____ Collected material

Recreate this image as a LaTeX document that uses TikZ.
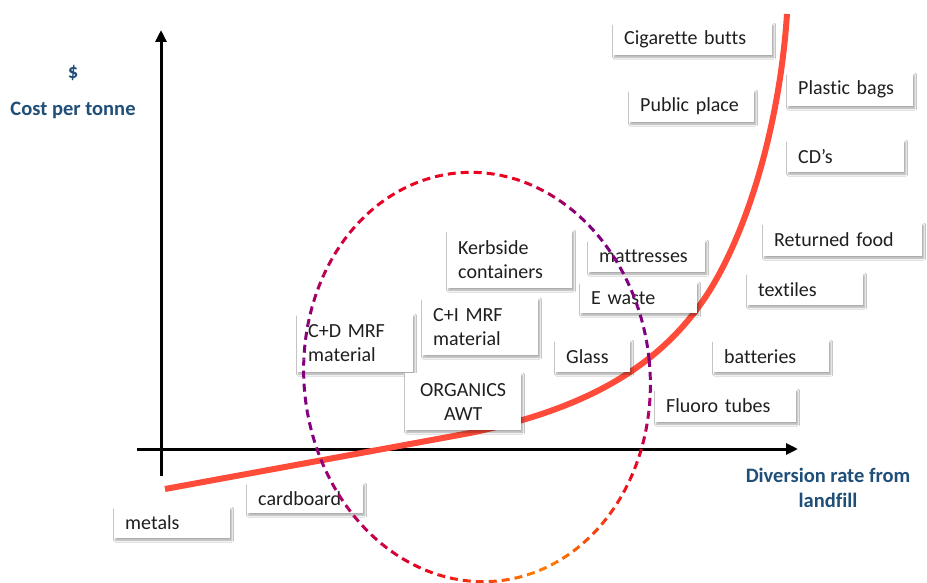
\documentclass[tikz,border=0pt]{standalone}
\usepackage{fontspec}
\setmainfont{Carlito}[Ligatures=NoCommon]
\usepackage{xcolor}
\usepackage{tikz}
\usetikzlibrary{arrows.meta,shadows.blur}

\definecolor{axisblue}{RGB}{31,78,121}
\definecolor{costred}{RGB}{255,76,58}
\definecolor{ringpurple}{RGB}{128,0,128}
\definecolor{ringmagenta}{RGB}{170,0,110}
\definecolor{ringred}{RGB}{235,0,30}
\definecolor{ringorange}{RGB}{255,128,0}
\definecolor{ringcrimson}{RGB}{195,0,75}

% colour of the dashed ring, blended between stops
\newcommand\ringmix[5]{\pgfmathtruncatemacro\ringpct{100*(#1-#2)/(#3-#2)}\colorlet{ringc}{#5!\ringpct!#4}}
\newcommand\ringshade[1]{%
  \ifdim #1pt<15pt \ringmix{#1}{0}{15}{ringpurple}{ringmagenta}\else
  \ifdim #1pt<30pt \ringmix{#1}{15}{30}{ringmagenta}{ringred}\else
  \ifdim #1pt<75pt \ringmix{#1}{30}{75}{ringred}{ringorange}\else
  \ifdim #1pt<115pt \ringmix{#1}{75}{115}{ringorange}{ringred}\else
  \ifdim #1pt<150pt \ringmix{#1}{115}{150}{ringred}{ringmagenta}\else
  \ifdim #1pt<170pt \ringmix{#1}{150}{170}{ringmagenta}{ringpurple}\else
  \ifdim #1pt<195pt \colorlet{ringc}{ringpurple}\else
  \ifdim #1pt<220pt \ringmix{#1}{195}{220}{ringpurple}{ringcrimson}\else
  \ifdim #1pt<245pt \ringmix{#1}{220}{245}{ringcrimson}{ringred}\else
  \ifdim #1pt<290pt \colorlet{ringc}{ringred}\else
  \ifdim #1pt<315pt \ringmix{#1}{290}{315}{ringred}{ringpurple}\else
  \colorlet{ringc}{ringpurple}\fi\fi\fi\fi\fi\fi\fi\fi\fi\fi\fi}

\begin{document}
\begin{tikzpicture}[x=1pt, y=-1pt,
        wastebox/.style={fill=white, align=left, inner xsep=11pt, inner ysep=0pt, anchor=north west, font=\fontsize{20}{24}\selectfont, text=black!88, blur shadow={shadow xshift=1.5pt, shadow yshift=-2pt, shadow blur radius=2pt, shadow opacity=35}},
        axistext/.style={font=\fontsize{20.5}{25}\selectfont\bfseries, text=axisblue, align=center},
        axis/.style={line width=3pt, -{Triangle[length=12pt, width=11pt]}},
        costline/.style={line width=6pt, color=costred},
        ringdash/.style={line width=3pt, ringc, dash pattern=on 8pt off 5pt}]

        \fill[white] (0,0) rectangle (927,583);
        \useasboundingbox (0,0) rectangle (927,583);

        % Axes
        \coordinate (xstart) at (137,449);
        \coordinate (xend) at (798,449);
        \coordinate (ybot) at (161,476);
        \coordinate (ytop) at (161,30);
        \draw[axis] (xstart) -- (xend);
        \draw[axis] (ybot) -- (ytop);

        \node[axistext] (dollar) at (73,73) {\$};
        \node[axistext] (costlabel) at (73,110) {Cost per tonne};
        \node[axistext] (divlabel) at (828,488) {Diversion rate from\\landfill};

        % Cost curve
        \draw[costline] (165,489) -- (470,433) .. controls (580,410) and (660,370) .. (710,290) .. controls (750,225) and (780,120) .. (787,14);

        % Waste streams
        \node[wastebox, text width=137pt, minimum height=32pt] (cigbutts) at (613,23) {Cigarette butts};
        \node[wastebox, text width=103pt, minimum height=32pt] (publicplace) at (629,90) {Public place};
        \node[wastebox, text width=104pt, minimum height=33pt] (plasticbags) at (787,73) {Plastic bags};
        \node[wastebox, text width=95pt, minimum height=32pt] (cds) at (787,140) {CD’s};
        \node[wastebox, text width=137pt, minimum height=33pt] (returnedfood) at (763,223) {Returned food};
        \node[wastebox, text width=94pt, minimum height=32pt] (textiles) at (747,273) {textiles};
        \node[wastebox, text width=94pt, minimum height=32pt] (batteries) at (713,340) {batteries};
        \node[wastebox, text width=119pt, minimum height=33pt] (fluoro) at (655,389) {Fluoro tubes};
        \node[wastebox, text width=95pt, minimum height=32pt] (mattresses) at (588,240) {mattresses};
        \node[wastebox, text width=95pt, minimum height=31pt] (ewaste) at (580,282) {E waste};
        \node[wastebox, text width=53pt, minimum height=32pt] (glass) at (555,340) {Glass};
        \node[wastebox, text width=103pt, minimum height=58pt] (kerbside) at (447,230) {Kerbside\\containers};
        \node[wastebox, text width=94pt, minimum height=57pt] (cimrf) at (422,298) {C+I MRF\\material};
        \node[wastebox, text width=94pt, minimum height=58pt] (cdmrf) at (297,314) {C+D MRF\\material};
        \node[wastebox, align=center, text width=94pt, minimum height=57pt] (organics) at (405,373) {ORGANICS\\AWT};
        \node[wastebox, text width=94pt, minimum height=30pt] (cardboard) at (247,483) {cardboard};
        \node[wastebox, text width=94pt, minimum height=31pt] (metals) at (114,507) {metals};

        % Dashed ring, 5 degree pieces, dash phase carried on
        \xdef\ringlen{0}
        \foreach \t in {0,5,...,355} {
            \pgfmathsetmacro\tm{\t+2.5}
            \ringshade{\tm}
            \draw[ringdash, dash phase=\ringlen pt] plot[smooth, domain=\t:\t+5, samples=4] ({477+173*cos(\x)*cos(6)+205*sin(\x)*sin(6)}, {377-173*cos(\x)*sin(6)+205*sin(\x)*cos(6)});
            \pgfmathsetmacro\seg{veclen(173*(cos(\t+5)-cos(\t)), 205*(sin(\t+5)-sin(\t)))}
            \pgfmathsetmacro\newlen{mod(\ringlen+\seg,13)}
            \xdef\ringlen{\newlen}
        }

\end{tikzpicture}
\end{document}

________

#### Stated problem:
Print each line of the material above exactly, with the pictures removed from your copy.

#### Solution to this task:
Recreate this image as a LaTeX document that uses TikZ.
\documentclass[tikz,border=0pt]{standalone}
\usepackage{fontspec}
\setmainfont{Carlito}[Ligatures=NoCommon]
\usepackage{xcolor}
\usepackage{tikz}
\usetikzlibrary{arrows.meta,shadows.blur}

\definecolor{axisblue}{RGB}{31,78,121}
\definecolor{costred}{RGB}{255,76,58}
\definecolor{ringpurple}{RGB}{128,0,128}
\definecolor{ringmagenta}{RGB}{170,0,110}
\definecolor{ringred}{RGB}{235,0,30}
\definecolor{ringorange}{RGB}{255,128,0}
\definecolor{ringcrimson}{RGB}{195,0,75}

% colour of the dashed ring, blended between stops
\newcommand\ringmix[5]{\pgfmathtruncatemacro\ringpct{100*(#1-#2)/(#3-#2)}\colorlet{ringc}{#5!\ringpct!#4}}
\newcommand\ringshade[1]{%
  \ifdim #1pt<15pt \ringmix{#1}{0}{15}{ringpurple}{ringmagenta}\else
  \ifdim #1pt<30pt \ringmix{#1}{15}{30}{ringmagenta}{ringred}\else
  \ifdim #1pt<75pt \ringmix{#1}{30}{75}{ringred}{ringorange}\else
  \ifdim #1pt<115pt \ringmix{#1}{75}{115}{ringorange}{ringred}\else
  \ifdim #1pt<150pt \ringmix{#1}{115}{150}{ringred}{ringmagenta}\else
  \ifdim #1pt<170pt \ringmix{#1}{150}{170}{ringmagenta}{ringpurple}\else
  \ifdim #1pt<195pt \colorlet{ringc}{ringpurple}\else
  \ifdim #1pt<220pt \ringmix{#1}{195}{220}{ringpurple}{ringcrimson}\else
  \ifdim #1pt<245pt \ringmix{#1}{220}{245}{ringcrimson}{ringred}\else
  \ifdim #1pt<290pt \colorlet{ringc}{ringred}\else
  \ifdim #1pt<315pt \ringmix{#1}{290}{315}{ringred}{ringpurple}\else
  \colorlet{ringc}{ringpurple}\fi\fi\fi\fi\fi\fi\fi\fi\fi\fi\fi}

\begin{document}
\begin{tikzpicture}[x=1pt, y=-1pt,
        wastebox/.style={fill=white, align=left, inner xsep=11pt, inner ysep=0pt, anchor=north west, font=\fontsize{20}{24}\selectfont, text=black!88, blur shadow={shadow xshift=1.5pt, shadow yshift=-2pt, shadow blur radius=2pt, shadow opacity=35}},
        axistext/.style={font=\fontsize{20.5}{25}\selectfont\bfseries, text=axisblue, align=center},
        axis/.style={line width=3pt, -{Triangle[length=12pt, width=11pt]}},
        costline/.style={line width=6pt, color=costred},
        ringdash/.style={line width=3pt, ringc, dash pattern=on 8pt off 5pt}]

        \fill[white] (0,0) rectangle (927,583);
        \useasboundingbox (0,0) rectangle (927,583);

        % Axes
        \coordinate (xstart) at (137,449);
        \coordinate (xend) at (798,449);
        \coordinate (ybot) at (161,476);
        \coordinate (ytop) at (161,30);
        \draw[axis] (xstart) -- (xend);
        \draw[axis] (ybot) -- (ytop);

        \node[axistext] (dollar) at (73,73) {\$};
        \node[axistext] (costlabel) at (73,110) {Cost per tonne};
        \node[axistext] (divlabel) at (828,488) {Diversion rate from\\landfill};

        % Cost curve
        \draw[costline] (165,489) -- (470,433) .. controls (580,410) and (660,370) .. (710,290) .. controls (750,225) and (780,120) .. (787,14);

        % Waste streams
        \node[wastebox, text width=137pt, minimum height=32pt] (cigbutts) at (613,23) {Cigarette butts};
        \node[wastebox, text width=103pt, minimum height=32pt] (publicplace) at (629,90) {Public place};
        \node[wastebox, text width=104pt, minimum height=33pt] (plasticbags) at (787,73) {Plastic bags};
        \node[wastebox, text width=95pt, minimum height=32pt] (cds) at (787,140) {CD’s};
        \node[wastebox, text width=137pt, minimum height=33pt] (returnedfood) at (763,223) {Returned food};
        \node[wastebox, text width=94pt, minimum height=32pt] (textiles) at (747,273) {textiles};
        \node[wastebox, text width=94pt, minimum height=32pt] (batteries) at (713,340) {batteries};
        \node[wastebox, text width=119pt, minimum height=33pt] (fluoro) at (655,389) {Fluoro tubes};
        \node[wastebox, text width=95pt, minimum height=32pt] (mattresses) at (588,240) {mattresses};
        \node[wastebox, text width=95pt, minimum height=31pt] (ewaste) at (580,282) {E waste};
        \node[wastebox, text width=53pt, minimum height=32pt] (glass) at (555,340) {Glass};
        \node[wastebox, text width=103pt, minimum height=58pt] (kerbside) at (447,230) {Kerbside\\containers};
        \node[wastebox, text width=94pt, minimum height=57pt] (cimrf) at (422,298) {C+I MRF\\material};
        \node[wastebox, text width=94pt, minimum height=58pt] (cdmrf) at (297,314) {C+D MRF\\material};
        \node[wastebox, align=center, text width=94pt, minimum height=57pt] (organics) at (405,373) {ORGANICS\\AWT};
        \node[wastebox, text width=94pt, minimum height=30pt] (cardboard) at (247,483) {cardboard};
        \node[wastebox, text width=94pt, minimum height=31pt] (metals) at (114,507) {metals};

        % Dashed ring, 5 degree pieces, dash phase carried on
        \xdef\ringlen{0}
        \foreach \t in {0,5,...,355} {
            \pgfmathsetmacro\tm{\t+2.5}
            \ringshade{\tm}
            \draw[ringdash, dash phase=\ringlen pt] plot[smooth, domain=\t:\t+5, samples=4] ({477+173*cos(\x)*cos(6)+205*sin(\x)*sin(6)}, {377-173*cos(\x)*sin(6)+205*sin(\x)*cos(6)});
            \pgfmathsetmacro\seg{veclen(173*(cos(\t+5)-cos(\t)), 205*(sin(\t+5)-sin(\t)))}
            \pgfmathsetmacro\newlen{mod(\ringlen+\seg,13)}
            \xdef\ringlen{\newlen}
        }

\end{tikzpicture}
\end{document}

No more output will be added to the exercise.